Walther Zimmerli
Research project
The aim of my stay at Collegium Helveticum is to complete a monograph on genesis and characteristics of knowledge production in a digital civilization. The leading hypothesis is that the presently ongoing digitalization of the world is to be best understood against the background of the (at least) modern process of technological civilisation.
A reconstruction of the stages of this development reveals that the more machines human beings are using the more obvious it becomes that we are dealing with hybrids of human beings and machines: "human-machine-tandems". The most successful heuristic move of the Enlightenment to try to understand human beings as some kind of highly refined machines and vice versa has led to both the Turing test and the Turing machine, i.e. to Artificial Intelligence using this two-way mutual explication of living and thinking beings ever since.

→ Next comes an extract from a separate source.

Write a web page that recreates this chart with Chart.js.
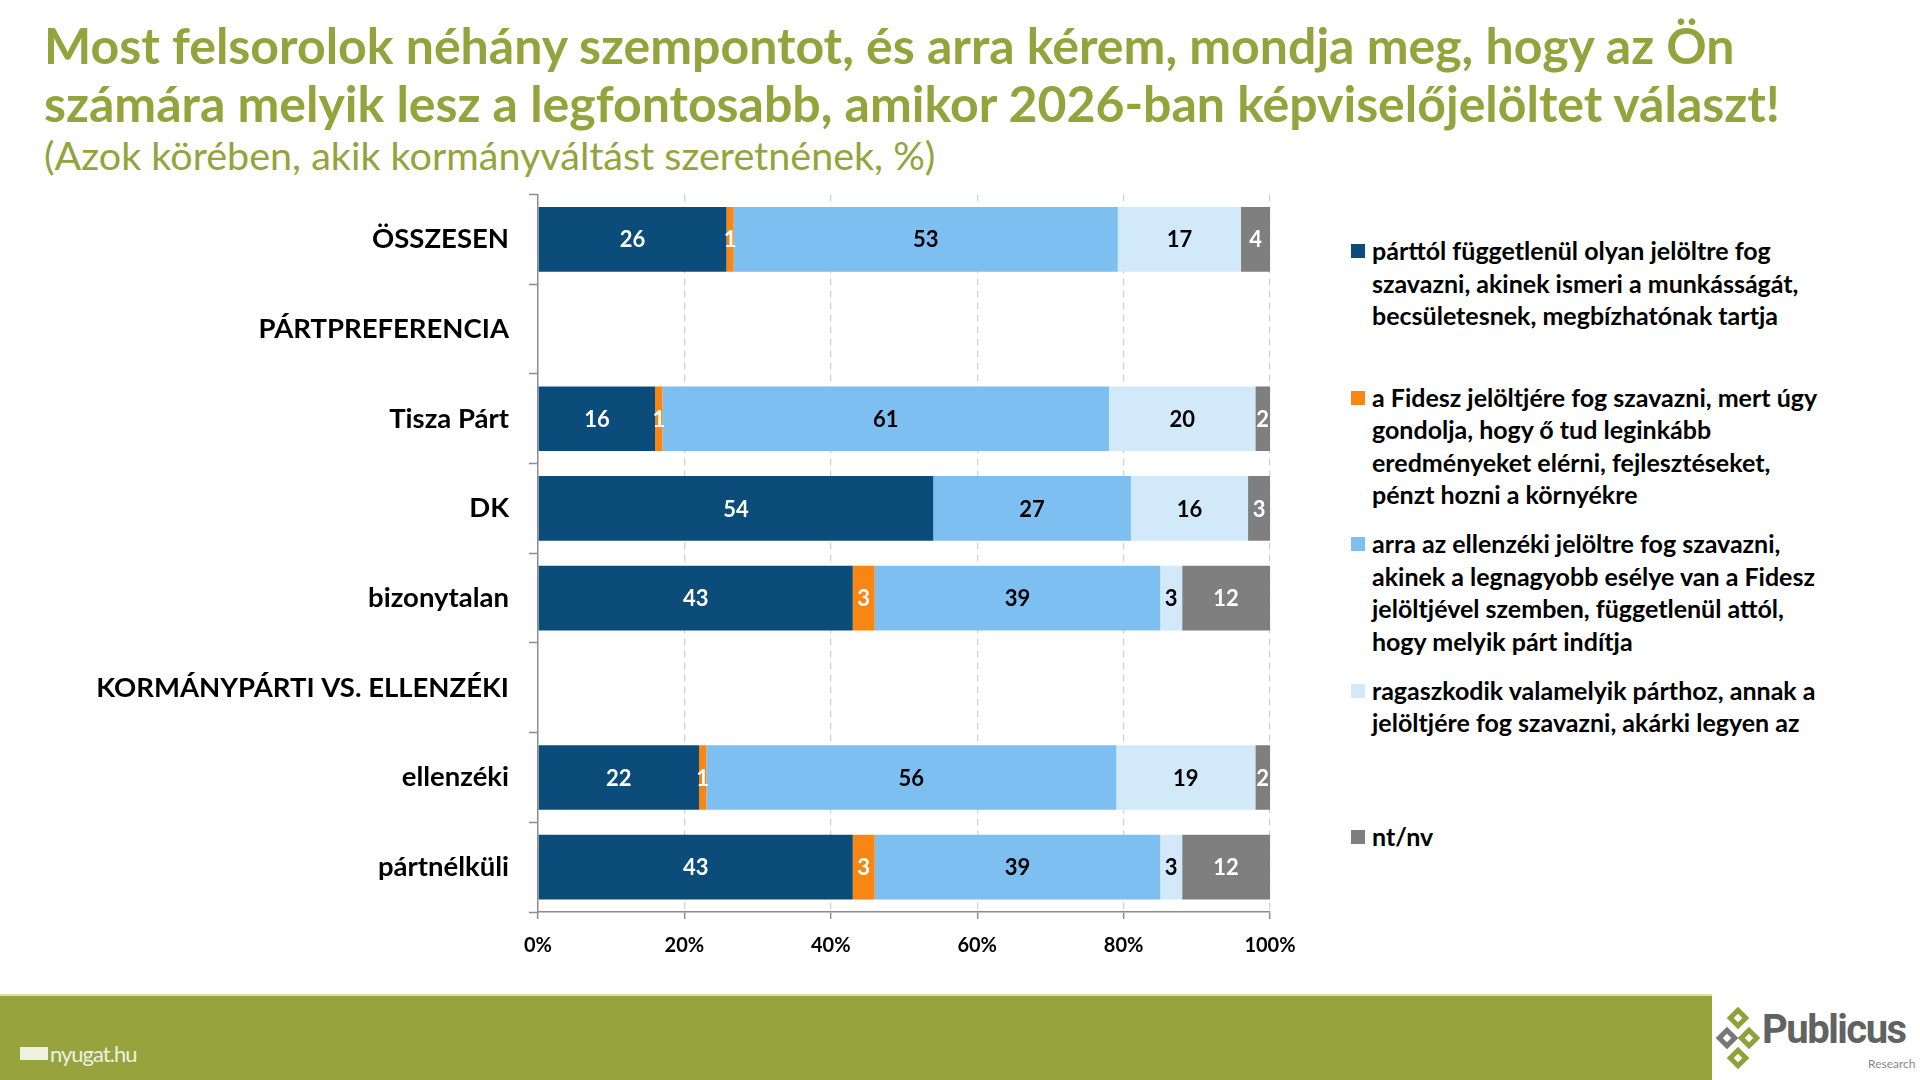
<!DOCTYPE html>
<html><head><meta charset="utf-8">
<script src="https://cdn.jsdelivr.net/npm/chart.js@4.4.1/dist/chart.umd.min.js"></script>
<style>
body{margin:0;width:1920px;height:1080px;background:#fff;position:relative;overflow:hidden;font-family:Lato,"Open Sans",sans-serif;}
#title{position:absolute;left:44px;top:17px;color:#94A43C;font-weight:bold;font-size:50px;line-height:57.5px;white-space:nowrap;}
#subtitle{position:absolute;left:44px;top:131px;color:#94A43C;font-size:39.5px;line-height:1.2;white-space:nowrap;}
#chartWrap{position:absolute;left:0;top:158px;width:1320px;height:822px;}
#legend{position:absolute;left:1351px;top:234px;}
.item{display:flex;height:146.5px;}
.sw{width:14px;height:14px;margin-top:10px;margin-right:7px;flex:none}
.txt{font-weight:bold;font-size:25px;line-height:32.5px;color:#000;white-space:nowrap}
#footer{position:absolute;left:0;top:994px;width:1712px;height:86px;background:#97A43E;border-top:2px solid #d9dfa6;box-sizing:border-box}
#nyugat{position:absolute;left:20px;top:1040px;color:#eef0e0;font-size:22px;letter-spacing:-1px;display:flex;align-items:center}
#nyugat .ic{width:28px;height:13px;background:#eef0e0;margin-right:2px;position:relative}
#logo{position:absolute;left:1716px;top:1004px;width:204px;height:72px}
.dm{position:absolute;width:16px;height:16px;transform:rotate(45deg);border:5px solid #8da33a;box-sizing:border-box}
#pub{position:absolute;left:46px;top:2px;font-family:Roboto,"Open Sans",sans-serif;font-weight:bold;font-size:40px;color:#626262;letter-spacing:-1.5px}
#res{position:absolute;left:152px;top:52px;font-size:12px;color:#888}
</style>
</head><body>
<div id="title">Most felsorolok néhány szempontot, és arra kérem, mondja meg, hogy az Ön<br>számára melyik lesz a legfontosabb, amikor 2026-ban képviselőjelöltet választ!</div>
<div id="subtitle">(Azok körében, akik kormányváltást szeretnének, %)</div>
<div id="chartWrap"><canvas id="c"></canvas></div>
<div id="legend"></div>
<div id="footer"></div>
<div id="nyugat"><span class="ic"></span>nyugat.hu</div>
<div id="logo">
  <div class="dm" style="left:14px;top:6px"></div>
  <div class="dm" style="left:3px;top:26px;border-color:#777"></div>
  <div class="dm" style="left:25px;top:26px;border-color:#8da33a"></div>
  <div class="dm" style="left:14px;top:46px;border-color:#8da33a"></div>
  <div id="pub">Publicus</div>
  <div id="res">Research</div>
</div>
<script>
const categories = ['ÖSSZESEN','PÁRTPREFERENCIA','Tisza Párt','DK','bizonytalan','KORMÁNYPÁRTI VS. ELLENZÉKI','ellenzéki','pártnélküli'];
const seriesNames = [
  ['párttól függetlenül olyan jelöltre fog','szavazni, akinek ismeri a munkásságát,','becsületesnek, megbízhatónak tartja'],
  ['a Fidesz jelöltjére fog szavazni, mert úgy','gondolja, hogy ő tud leginkább','eredményeket elérni, fejlesztéseket,','pénzt hozni a környékre'],
  ['arra az ellenzéki jelöltre fog szavazni,','akinek a legnagyobb esélye van a Fidesz','jelöltjével szemben, függetlenül attól,','hogy melyik párt indítja'],
  ['ragaszkodik valamelyik párthoz, annak a','jelöltjére fog szavazni, akárki legyen az'],
  ['nt/nv']
];
const independentVals = [26, null, 16, 54, 43, null, 22, 43];
const fideszVals      = [1,  null, 1,  null, 3, null, 1,  3];
const oppositionVals  = [53, null, 61, 27, 39, null, 56, 39];
const partyVals       = [17, null, 20, 16, 3,  null, 19, 3];
const dontKnowVals    = [4,  null, 2,  3,  12, null, 2,  12];
const xTickValues = [0, 20, 40, 60, 80, 100];

const seriesValues = [independentVals, fideszVals, oppositionVals, partyVals, dontKnowVals];
const seriesColors = ['#0B4C7A', '#F98512', '#7CBFF0', '#D2E9FA', '#7F7F7F'];
const labelColors  = ['#ffffff', '#ffffff', '#000000', '#000000', '#ffffff'];

// 100% stacked: share of each row total
const totals = categories.map((_, i) => seriesValues.reduce((s, arr) => s + (arr[i] || 0), 0));
const datasets = seriesValues.map((arr, k) => ({
  label: seriesNames[k].join(' '),
  data: arr.map((v, i) => v == null ? null : v / totals[i] * 100),
  raw: arr,
  backgroundColor: seriesColors[k],
  borderWidth: 0,
  barPercentage: 0.72,
  categoryPercentage: 1
}));

const valueLabels = {
  id: 'valueLabels',
  afterDatasetsDraw(chart) {
    const ctx = chart.ctx;
    ctx.save();
    ctx.font = 'bold 22px Lato, "Open Sans", sans-serif';
    ctx.textAlign = 'center';
    ctx.textBaseline = 'middle';
    chart.data.datasets.forEach((ds, k) => {
      const meta = chart.getDatasetMeta(k);
      meta.data.forEach((el, i) => {
        const v = ds.raw[i];
        if (v == null) return;
        ctx.fillStyle = labelColors[k];
        ctx.fillText(String(v), (el.x + el.base) / 2, el.y + 1);
      });
    });
    ctx.restore();
  }
};

const chart = new Chart(document.getElementById('c'), {
  type: 'bar',
  data: { labels: categories, datasets },
  options: {
    indexAxis: 'y',
    responsive: true,
    maintainAspectRatio: false,
    animation: false,
    layout: { padding: { top: 12, right: 50, left: 0, bottom: 0 } },
    plugins: { legend: { display: false }, tooltip: { enabled: false } },
    scales: {
      x: {
        stacked: true, min: 0, max: 100,
        afterBuildTicks: s => { s.ticks = xTickValues.map(v => ({ value: v })); },
        afterFit: s => { s.height = 68; },
        ticks: { callback: v => v + '%', color: '#000', font: { family: 'Lato', weight: 'bold', size: 20 }, padding: 15, maxRotation: 0 },
        grid: { color: c => c.index === 0 ? 'rgba(0,0,0,0)' : '#d4d4d4', lineWidth: 1.3, tickColor: '#8c8c8c', tickLength: 7, tickWidth: 1.5 },
        border: { color: '#8c8c8c', width: 1.5, dash: [7, 5] }
      },
      y: {
        stacked: true, offset: true,
        afterFit: s => { s.width = 538; },
        ticks: { color: '#000', font: { family: 'Lato', weight: 'bold', size: 27.5 }, padding: 20 },
        grid: { offset: true, drawOnChartArea: false, drawTicks: true, tickLength: 9, tickColor: '#8c8c8c', tickWidth: 1.5 },
        border: { color: '#8c8c8c', width: 1.5 }
      }
    }
  },
  plugins: [valueLabels]
});

// HTML legend from the chart's datasets
const legendEl = document.getElementById('legend');
chart.data.datasets.forEach((ds, k) => {
  const item = document.createElement('div');
  item.className = 'item';
  const sw = document.createElement('div');
  sw.className = 'sw';
  sw.style.background = ds.backgroundColor;
  const txt = document.createElement('div');
  txt.className = 'txt';
  seriesNames[k].forEach((line, j) => {
    if (j) txt.appendChild(document.createElement('br'));
    txt.appendChild(document.createTextNode(line));
  });
  item.appendChild(sw); item.appendChild(txt);
  legendEl.appendChild(item);
});
</script>
</body></html>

The different attempts to overcome the shortcomings of the attempts to create individual Artificial Intelligence (AI) by building and interpreting systems of Distributed Artificial Intelligence (DAI) and later so-called "intelligent networks" are drawing on the aforementioned Turing strength of machines being capable to copy or rather simulate all other processes, i.e. to create a second reality and working with it instead of the first one. Whereas in the pre-digital world it was still possible to in principle distinguish between the Real and the Virtual this distinction now starts to lose not just its meaning, but especially its significance not just for the interpretation, but also for the production of knowledge: If knowledge in the pre-digital era could be defined as the mental representation of states of affairs this definition doesn't seem to make sense anymore, the difference of representation and the represented being blurred by the permanent omnipresence of human being-machine tandems.

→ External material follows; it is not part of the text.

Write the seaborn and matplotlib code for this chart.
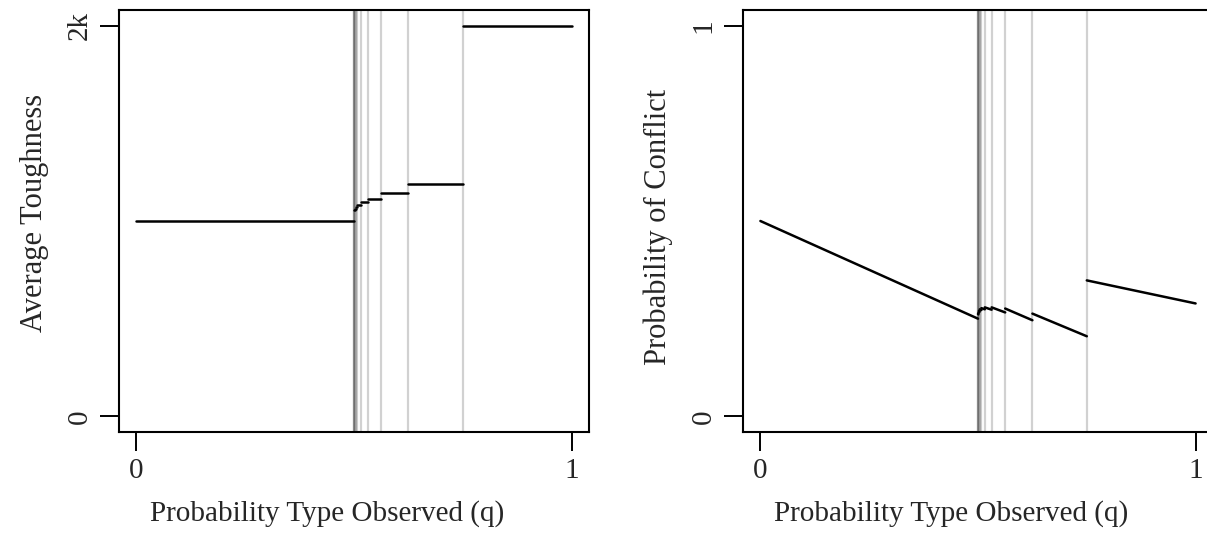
import numpy as np
import pandas as pd
import matplotlib
matplotlib.use("Agg")
import matplotlib.pyplot as plt
import seaborn as sns

# interval edges on q
q_left = [0.0, 0.5, 0.501, 0.502, 0.5039, 0.5078, 0.5156, 0.5313, 0.5625, 0.625, 0.75]
q_right = [0.5, 0.501, 0.502, 0.5039, 0.5078, 0.5156, 0.5313, 0.5625, 0.625, 0.75, 1.0]

# average toughness on each interval (flat steps)
toughness = [1000, 1050, 1056, 1063, 1072, 1083, 1095, 1115, 1144, 1187, 2000]

# probability of conflict at the start / end of each interval
conflict_start = [0.50, 0.262, 0.266, 0.270, 0.274, 0.277, 0.279, 0.279, 0.276, 0.263, 0.348]
conflict_end = [0.25, 0.261, 0.265, 0.268, 0.272, 0.274, 0.273, 0.266, 0.246, 0.205, 0.289]

# guide lines
guide_q = [0.5, 0.5005, 0.501, 0.502, 0.5039, 0.5078, 0.5156, 0.5313, 0.5625, 0.625, 0.75]

xlab = "Probability Type Observed (q)"

sns.set_theme(style="ticks")
plt.rcParams["font.family"] = ["Liberation Serif", "DejaVu Serif"]

fig = plt.figure(figsize=(12.07, 5.51), dpi=100)
W, H = 1207, 551
ax1 = fig.add_axes([119 / W, 1 - 432 / H, 470 / W, 422 / H])
ax2 = fig.add_axes([743 / W, 1 - 432 / H, 470 / W, 422 / H])

tough_df = pd.DataFrame({"seg": range(len(toughness)), "q0": q_left, "q1": q_right, "v": toughness})
conf_df = pd.DataFrame({"seg": range(len(conflict_start)), "q0": q_left, "q1": q_right,
                        "v0": conflict_start, "v1": conflict_end})

def seg_long(df, c0, c1):
    a = df[["seg", "q0", c0]].rename(columns={"q0": "q", c0: "val"})
    b = df[["seg", "q1", c1]].rename(columns={"q1": "q", c1: "val"})
    return pd.concat([a, b]).sort_values(["seg", "q"])

tough_long = seg_long(tough_df, "v", "v")
conf_long = seg_long(conf_df, "v0", "v1")

panels = [
    (ax1, tough_long, (-80, 2080), [0, 2000], ["0", "2k"], "Average Toughness", 0.52),
    (ax2, conf_long, (-0.04, 1.04), [0, 1], ["0", "1"], "Probability of Conflict", 0.487),
]

for ax, data, ylim, yt, ytl, ylab, ylab_y in panels:
    for gq in guide_q:
        ax.axvline(gq, color="black", alpha=0.18, lw=1.6, zorder=1)
    sns.lineplot(data=data, x="q", y="val", units="seg", estimator=None,
                 color="black", lw=1.8, ax=ax, zorder=3)
    ax.set_xlim(-0.04, 1.04)
    ax.set_ylim(*ylim)
    ax.set_xticks([0, 1])
    ax.set_xticklabels(["0", "1"])
    ax.set_yticks(yt)
    ax.set_yticklabels(ytl, rotation=90, va="center")
    ax.set_xlabel(xlab, fontsize=21, labelpad=11)
    ax.set_ylabel(ylab, fontsize=22, labelpad=13)
    # labels sit a little off-centre in the original
    ax.xaxis.label.set_x(0.4436)
    ax.yaxis.label.set_y(ylab_y)
    ax.tick_params(axis="both", labelsize=21, length=14, width=1.4, pad=5, color="black")
    for s in ax.spines.values():
        s.set_visible(True)
        s.set_linewidth(1.5)
        s.set_color("black")

fig.savefig("out.png", dpi=100)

The possibility to know what is real did always rely on the difference between knowledge and ignorance and on the possibility to actually know this difference as well as on the preference of knowledge over ignorance. If, however, the digital simulation as the construction of a second reality has become the rule and not the exception these presuppositions have to be questioned. Since Francis Bacon we know that (scientific) knowledge itself is power, and by Giambattista Vico we were taught that only what we ourselves have produced can be considered true knowledge. Are therefore "Know-how" and "Know-what" coinciding in the digital world, and how does this contribute to knowledge as management of ignorance?
Biography
After having held different chairs of philosophy (1978-1999) and having served as president of different universities (1999-2013), Walther Ch. Zimmerli is currently Honorary Professor "Mind and Technology" at Humboldt-Universitaet zu Berlin. He holds a Ph.D and a Habilitation from the University of Zurich as well as a DPhil h.c. from the University of Stellenbosch. He is member of different national and international academies and his distinctions include the International Humboldt Research Award. His main research interests focus on philosophical aspects of science and new technologies, education, the future of work, applied ethics, and the new economy.
Selected publications
'Reproducibility between Production and Prognosis', in H. Atmanspacher & S. Maasen (eds), Reproducibility - Principles, Practices, Problems, Wiley, Hoboken, 2016, pp. 21-38.
'To Know is to Make. Knowledge, Ignorance, and Belief in a Technological Society', in H. Meisinger, W.B. Drees & Z. Liano (eds), Wisdom or Knowledge?: Science, Theology, and Cultural Dynamics, T&T Clark, London, 2006.
Die Zukunft denkt anders. Wege aus dem Bildungsnotstand, Huber, Frauenfeld, 2006.
Beyond the Two Cultures. University Education in the Technological Era: The new South Africa and Germany, The Vice-Chancellors Prestige Lectures, University of Pretoria Press, Pretoria, 1994.
Einmischungen. Die sanfte Macht der Philosophie, Wissenschaftliche Buchgesellschaft, Darmstadt, 1993.